# Start of Input for this task
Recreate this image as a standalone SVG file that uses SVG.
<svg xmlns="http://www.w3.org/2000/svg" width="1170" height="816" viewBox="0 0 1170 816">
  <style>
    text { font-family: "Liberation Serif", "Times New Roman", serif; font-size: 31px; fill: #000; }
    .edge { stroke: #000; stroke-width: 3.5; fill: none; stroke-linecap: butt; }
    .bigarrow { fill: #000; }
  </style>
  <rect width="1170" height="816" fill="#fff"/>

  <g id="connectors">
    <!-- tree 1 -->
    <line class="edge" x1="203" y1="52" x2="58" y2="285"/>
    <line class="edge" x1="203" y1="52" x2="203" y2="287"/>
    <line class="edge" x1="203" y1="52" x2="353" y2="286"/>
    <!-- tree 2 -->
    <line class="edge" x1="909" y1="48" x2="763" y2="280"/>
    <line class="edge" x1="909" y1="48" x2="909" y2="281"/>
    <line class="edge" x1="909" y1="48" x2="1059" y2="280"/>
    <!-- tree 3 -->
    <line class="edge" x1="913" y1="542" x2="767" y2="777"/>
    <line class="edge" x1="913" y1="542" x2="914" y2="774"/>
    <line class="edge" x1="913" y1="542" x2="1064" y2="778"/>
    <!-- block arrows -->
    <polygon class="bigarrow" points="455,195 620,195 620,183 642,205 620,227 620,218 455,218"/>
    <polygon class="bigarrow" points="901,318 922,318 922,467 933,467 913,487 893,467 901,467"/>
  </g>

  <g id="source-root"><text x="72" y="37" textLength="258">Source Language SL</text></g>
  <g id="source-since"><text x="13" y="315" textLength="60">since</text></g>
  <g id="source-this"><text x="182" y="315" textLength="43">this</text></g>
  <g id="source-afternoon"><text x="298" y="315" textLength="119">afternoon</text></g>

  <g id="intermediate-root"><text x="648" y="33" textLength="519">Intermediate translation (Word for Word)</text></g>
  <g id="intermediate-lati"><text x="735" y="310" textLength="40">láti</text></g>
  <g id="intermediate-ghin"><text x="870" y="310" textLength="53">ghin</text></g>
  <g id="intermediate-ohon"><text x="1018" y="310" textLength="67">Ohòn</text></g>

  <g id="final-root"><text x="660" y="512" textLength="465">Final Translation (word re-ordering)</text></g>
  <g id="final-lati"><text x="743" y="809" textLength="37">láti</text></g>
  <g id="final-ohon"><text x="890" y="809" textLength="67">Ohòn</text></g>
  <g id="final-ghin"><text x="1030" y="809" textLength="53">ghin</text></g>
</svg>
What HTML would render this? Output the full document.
# End of Input for this task
**Aim:**
Repeat each of the entries above precisely as given.

**Complete response:**
Recreate this image as a standalone SVG file that uses SVG.
<svg xmlns="http://www.w3.org/2000/svg" width="1170" height="816" viewBox="0 0 1170 816">
  <style>
    text { font-family: "Liberation Serif", "Times New Roman", serif; font-size: 31px; fill: #000; }
    .edge { stroke: #000; stroke-width: 3.5; fill: none; stroke-linecap: butt; }
    .bigarrow { fill: #000; }
  </style>
  <rect width="1170" height="816" fill="#fff"/>

  <g id="connectors">
    <!-- tree 1 -->
    <line class="edge" x1="203" y1="52" x2="58" y2="285"/>
    <line class="edge" x1="203" y1="52" x2="203" y2="287"/>
    <line class="edge" x1="203" y1="52" x2="353" y2="286"/>
    <!-- tree 2 -->
    <line class="edge" x1="909" y1="48" x2="763" y2="280"/>
    <line class="edge" x1="909" y1="48" x2="909" y2="281"/>
    <line class="edge" x1="909" y1="48" x2="1059" y2="280"/>
    <!-- tree 3 -->
    <line class="edge" x1="913" y1="542" x2="767" y2="777"/>
    <line class="edge" x1="913" y1="542" x2="914" y2="774"/>
    <line class="edge" x1="913" y1="542" x2="1064" y2="778"/>
    <!-- block arrows -->
    <polygon class="bigarrow" points="455,195 620,195 620,183 642,205 620,227 620,218 455,218"/>
    <polygon class="bigarrow" points="901,318 922,318 922,467 933,467 913,487 893,467 901,467"/>
  </g>

  <g id="source-root"><text x="72" y="37" textLength="258">Source Language SL</text></g>
  <g id="source-since"><text x="13" y="315" textLength="60">since</text></g>
  <g id="source-this"><text x="182" y="315" textLength="43">this</text></g>
  <g id="source-afternoon"><text x="298" y="315" textLength="119">afternoon</text></g>

  <g id="intermediate-root"><text x="648" y="33" textLength="519">Intermediate translation (Word for Word)</text></g>
  <g id="intermediate-lati"><text x="735" y="310" textLength="40">láti</text></g>
  <g id="intermediate-ghin"><text x="870" y="310" textLength="53">ghin</text></g>
  <g id="intermediate-ohon"><text x="1018" y="310" textLength="67">Ohòn</text></g>

  <g id="final-root"><text x="660" y="512" textLength="465">Final Translation (word re-ordering)</text></g>
  <g id="final-lati"><text x="743" y="809" textLength="37">láti</text></g>
  <g id="final-ohon"><text x="890" y="809" textLength="67">Ohòn</text></g>
  <g id="final-ghin"><text x="1030" y="809" textLength="53">ghin</text></g>
</svg>
What HTML would render this? Output the full document.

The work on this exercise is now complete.